Figure 1: Number of Announced Spin-Offs
Source: Bloomberg

A recent example of activist shareholders advocating for a spin-off is the call by Third Point for Royal Dutch Shell to be split up. In a letter to its investors, Third Point writes that Royal Dutch Shell’s share price had delivered an annualised return of 3% over the past two decades with decreasing returns on invested capital. They argue that shareholder value would be unlocked if the company was split into a standalone legacy “dirty” energy business and an LNG / Renewables “clean” business. Often on an Excel spreadsheet, a sum-of-the-parts calculation makes a separation look like a no brainer. However, one must also think of the practicalities around splitting up a company. Value creation may not necessarily be guaranteed.

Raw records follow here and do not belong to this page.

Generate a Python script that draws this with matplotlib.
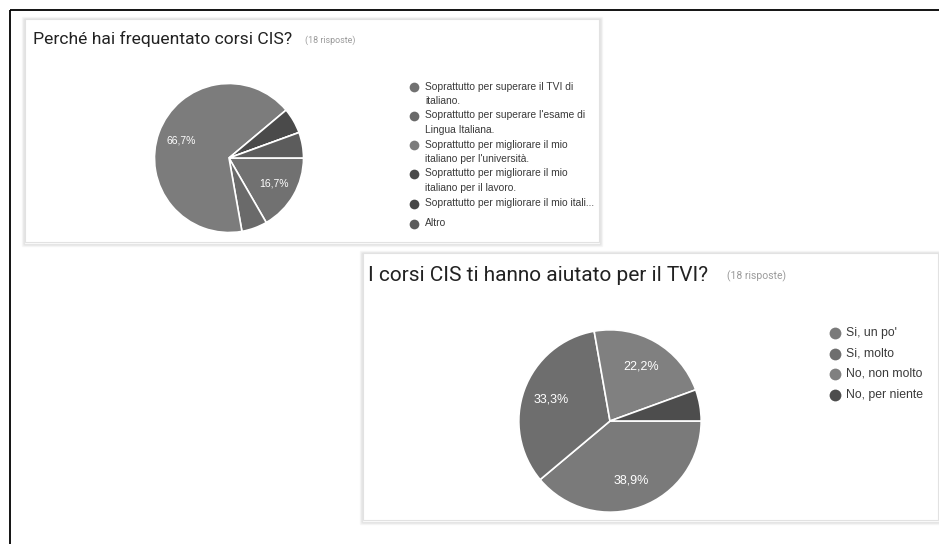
import matplotlib.pyplot as plt
from matplotlib.patches import Rectangle

# data: chart 1
q1_title = 'Perché hai frequentato corsi CIS?'
q1_labels = ['Soprattutto per superare il TVI di\nitaliano.',
             "Soprattutto per superare l'esame di\nLingua Italiana.",
             "Soprattutto per migliorare il mio\nitaliano per l'università.",
             'Soprattutto per migliorare il mio\nitaliano per il lavoro.',
             'Soprattutto per migliorare il mio itali...',
             'Altro']
q1_counts = [3, 1, 12, 1, 0, 1]
q1_colors = ['#717171', '#6a6a6a', '#7c7c7c', '#4a4a4a', '#474747', '#5c5c5c']

# data: chart 2
q2_title = 'I corsi CIS ti hanno aiutato per il TVI?'
q2_labels = ["Si, un po'", 'Si, molto', 'No, non molto', 'No, per niente']
q2_counts = [7, 6, 4, 1]
q2_colors = ['#7a7a7a', '#6e6e6e', '#808080', '#4d4d4d']

W, H = 939, 544
fig = plt.figure(figsize=(W / 100, H / 100), dpi=100)
fig.patch.set_facecolor('white')

# background axes in pixel coordinates
bg = fig.add_axes([0, 0, 1, 1])
bg.set_xlim(0, W)
bg.set_ylim(H, 0)
bg.axis('off')

# outer frame (top + left)
bg.plot([9.5, W], [9.5, 9.5], color='black', lw=1.3, solid_capstyle='butt')
bg.plot([9.5, 9.5], [9.5, H], color='black', lw=1.3, solid_capstyle='butt')


def card(x0, y0, x1, y1):
    # soft shadow then white card
    for i, a in enumerate([0.09, 0.06, 0.03]):
        d = i + 1
        bg.add_patch(Rectangle((x0 - d, y0 - d + 1), x1 - x0 + 2 * d, y1 - y0 + 2 * d,
                               facecolor='none', edgecolor='black', lw=1, alpha=a))
    bg.add_patch(Rectangle((x0, y0), x1 - x0, y1 - y0, facecolor='white',
                           edgecolor='#e2e2e2', lw=0.8))


card(25, 19, 599, 242)
card(363, 253, 938, 520)


def pct_fmt(p):
    return (f'{p:.1f}%'.replace('.', ',')) if p > 10 else ''


def draw_pie(cx, cy, r, counts, colors, fs):
    ax = fig.add_axes([(cx - r) / W, 1 - (cy + r) / H, 2 * r / W, 2 * r / H])
    ax.pie(counts, colors=colors, startangle=0, counterclock=False,
           autopct=pct_fmt, pctdistance=0.69,
           wedgeprops=dict(edgecolor='white', linewidth=1.2),
           textprops=dict(color='white', fontsize=fs, family='Liberation Sans'))
    ax.set_xlim(-1.02, 1.02)
    ax.set_ylim(-1.02, 1.02)
    return ax


draw_pie(229, 158, 76, q1_counts, q1_colors, 7.5)
draw_pie(610, 421, 93, q2_counts, q2_colors, 9)

# titles
bg.text(33, 44, q1_title, fontsize=12.6, family='Roboto', color='#222222', va='baseline')
bg.text(305, 43, '(18 risposte)', fontsize=6.4, family='Roboto', color='#9a9a9a', va='baseline')
bg.text(368, 281, q2_title, fontsize=15, family='Roboto', color='#222222', va='baseline')
bg.text(727, 279, '(18 risposte)', fontsize=7.5, family='Roboto', color='#9a9a9a', va='baseline')

# legend 1
q1_y = [87, 116, 145, 174, 204, 224]
for lab, col, y in zip(q1_labels, q1_colors, q1_y):
    bg.plot(414, y, 'o', ms=7, color=col, mec='none')
    bg.text(425, y - 5.5, lab, fontsize=7.4, family='Liberation Sans', color='#3a3a3a',
            va='top', linespacing=1.62)

# legend 2
q2_y = [333, 354, 374, 395]
for lab, col, y in zip(q2_labels, q2_colors, q2_y):
    bg.plot(835, y, 'o', ms=8.5, color=col, mec='none')
    bg.text(846, y, lab, fontsize=8.8, family='Liberation Sans', color='#3a3a3a', va='center')

fig.savefig('out.png', dpi=100)
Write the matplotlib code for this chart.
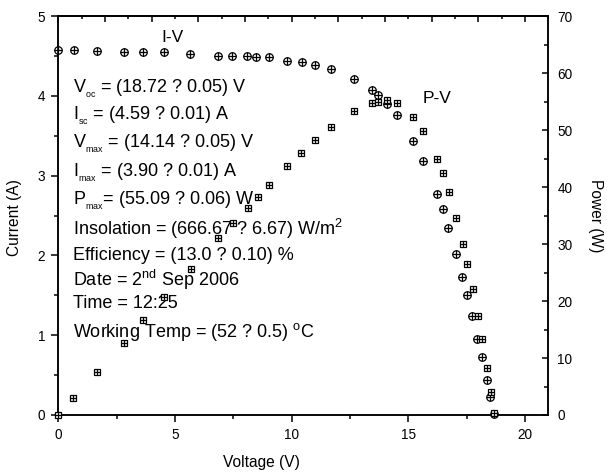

A spin-off gives the parent / spinco the opportunity to take advantage of prevailing peer multiples which may be attractive at that time. Altron is a recent local example of taking advantage of attractive peer multiples. At the stage of unbundling its UK business (Bytes), Altron had traded at an average of 10x forward Price Earnings (PE) multiple over the preceding five years. On the other hand, Bytes’ listed peer, Softcat, was trading on a forward PE multiple of 35x. The Bytes unbundling and separate listing resulted in Bytes eventually attracting a 35x PE multiple and creating more than 100% of total returns in less than one year.

A spin-off is also a chance to eliminate a holding company discount that a division may be attracting. Furthermore, investors get direct access to a particular asset and can make the decision if they don’t want to be invested in a certain type of business. Anglo American recently spun out its thermal coal business which has given investors the option of whether they want exposure to what is usually viewed as a “dirty” business from an ESG perspective. International Paper spun out its publishing paper business so that investors can choose if they want exposure to the graphic paper business, which is an industry in structural decline.

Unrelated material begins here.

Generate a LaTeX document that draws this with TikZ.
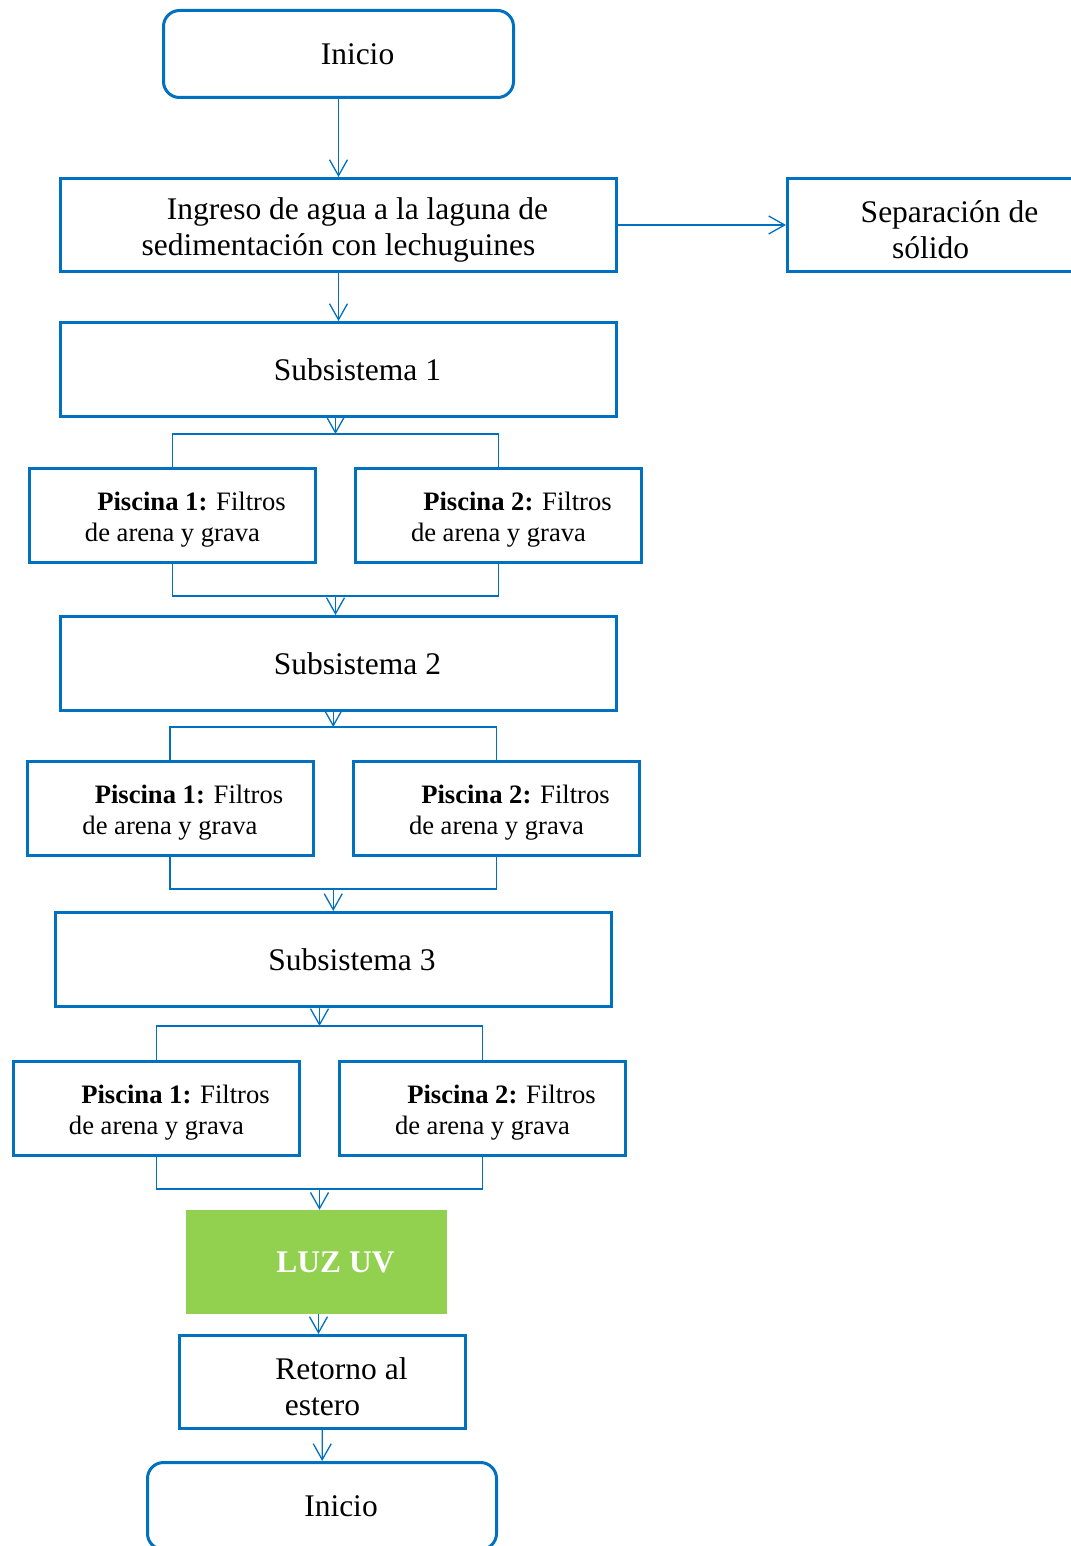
\documentclass[tikz,border=0pt]{standalone}
\usepackage{fontspec}
\setmainfont{Liberation Serif}
\usetikzlibrary{arrows.meta,calc}
\definecolor{bl}{HTML}{0070C0}
\definecolor{uvgreen}{HTML}{92D050}
\newcommand{\firstind}{\rule{0pt}{1em}\hspace*{38pt}}
\begin{document}
\begin{tikzpicture}[x=1pt,y=-1pt,
  box/.style={draw=bl, line width=3pt, rectangle, align=center, inner sep=0pt,
    font=\fontsize{31.5}{36.5}\selectfont},
  bigbox/.style={box, minimum width=556, minimum height=93},
  pbox/.style={box, minimum width=286, minimum height=94,
    font=\fontsize{26.6}{31}\selectfont},
  term/.style={box, rounded corners=16pt, minimum width=350, minimum height=87},
  conn/.style={draw=bl, line width=1.3pt},
  arr/.style={conn, -{Straight Barb[length=16pt,width=18pt]}},
]
\useasboundingbox (0,0) rectangle (1070,1546);

% nodes
\node[term] (ini) at (338.5,54) {\hspace*{38pt}Inicio};
\node[bigbox] (ing) at (338.5,225) {\firstind Ingreso de agua a la laguna de\\sedimentación con lechuguines};
\node[box, minimum width=286, minimum height=93] (sep) at (930.5,225) {\firstind Separación de\\sólido};
\node[bigbox, minimum height=94] (sub1) at (338.5,369.5) {\hspace*{38pt}Subsistema 1};
\node[pbox] (p11) at (172.5,515.5) {\firstind\textbf{Piscina 1:} Filtros\\de arena y grava};
\node[pbox] (p12) at (498.5,515.5) {\firstind\textbf{Piscina 2:} Filtros\\de arena y grava};
\node[bigbox, minimum height=94] (sub2) at (338.5,663.5) {\hspace*{38pt}Subsistema 2};
\node[pbox] (p21) at (170,808.5) {\firstind\textbf{Piscina 1:} Filtros\\de arena y grava};
\node[pbox] (p22) at (496.5,808.5) {\firstind\textbf{Piscina 2:} Filtros\\de arena y grava};
\node[bigbox, minimum height=94] (sub3) at (333,959.5) {\hspace*{38pt}Subsistema 3};
\node[pbox] (p31) at (156.5,1108.5) {\firstind\textbf{Piscina 1:} Filtros\\de arena y grava};
\node[pbox] (p32) at (482.5,1108.5) {\firstind\textbf{Piscina 2:} Filtros\\de arena y grava};
\node[rectangle, fill=uvgreen, minimum width=261, minimum height=104, inner sep=0pt,
  text=white, font=\fontsize{31.5}{36.5}\selectfont\bfseries] (luz) at (316.5,1262) {\hspace*{38pt}LUZ UV};
\node[box, minimum width=286, minimum height=93] (ret) at (322.5,1382) {\firstind Retorno al\\estero};
\node[term, minimum width=349] (fin) at (322,1506) {\hspace*{38pt}Inicio};

% branch / merge coordinates
\coordinate (b1) at ($(p11.north)!0.5!(p12.north)$);
\coordinate (b1) at (b1 |- 0,434);
\coordinate (m1) at (b1 |- 0,596);
\coordinate (b2) at ($(p21.north)!0.5!(p22.north)$);
\coordinate (b2) at (b2 |- 0,727);
\coordinate (m2) at (b2 |- 0,889);
\coordinate (b3) at ($(p31.north)!0.5!(p32.north)$);
\coordinate (b3) at (b3 |- 0,1026);
\coordinate (m3) at (b3 |- 0,1189);

% connectors
\draw[arr] (ini) -- (ing);
\draw[arr] (ing) -- (sep);
\draw[arr] (ing) -- (sub1);

\draw[arr] (sub1.south -| b1) -- (b1);
\draw[conn] (p11.north) -- (p11.north |- b1) -- (p12.north |- b1) -- (p12.north);
\draw[conn] (p11.south) -- (p11.south |- m1) -- (p12.south |- m1) -- (p12.south);
\draw[arr] (m1) -- (m1 |- sub2.north);

\draw[arr] (sub2.south -| b2) -- (b2);
\draw[conn] (p21.north) -- (p21.north |- b2) -- (p22.north |- b2) -- (p22.north);
\draw[conn] (p21.south) -- (p21.south |- m2) -- (p22.south |- m2) -- (p22.south);
\draw[arr] (m2) -- (m2 |- sub3.north);

\draw[arr] (sub3.south -| b3) -- (b3);
\draw[conn] (p31.north) -- (p31.north |- b3) -- (p32.north |- b3) -- (p32.north);
\draw[conn] (p31.south) -- (p31.south |- m3) -- (p32.south |- m3) -- (p32.south);
\draw[arr] (m3) -- (m3 |- luz.north);

\draw[arr] ($(luz.south)+(2,0)$) -- ($(luz.south |- ret.north)+(2,0)$);
\draw[arr] (ret) -- (fin);
\end{tikzpicture}
\end{document}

There can also be operational benefits of spin-offs. Once spun off, the parent and spinco are nimbler and can have a focused strategy. As an example, Continental took the strategic decision to spin-off its powertrain business and list it as Vitesco. One of the key rationales for the spin-off was that Vitesco will now have the autonomy to enable it to focus entirely on the shift towards electric mobility.

The one drawback of a spin-off is that it may result in the creation of one or more subscale businesses that institutional investors may not be able to invest in due to the exclusion of the spinco from key indices. If spun out by way of unbundling to shareholders, this could result in investors receiving shares that institutional investors may not be able to hold, and this may lead to selling pressure on the parent / spinco’s shares. Imperial unbundled its automotive business, Motus, to shareholders in order to create value in late 2018. However, the market capitalisation pre-unbundling of R34bn is still higher than the current R32bn (even post a take-out of Imperial by DP World). This can be attributed to the unbundling creating two smaller companies that fell out of key indices, and thus certain institutional investors were unable to remain invested.

In conclusion, a spin-off has the potential to create significant value for shareholders, however, investors should keep in mind that not all spin-offs are created equal. Consideration must be given to a wide variety of factors beyond the sum-of-the-parts calculation on an Excel spreadsheet.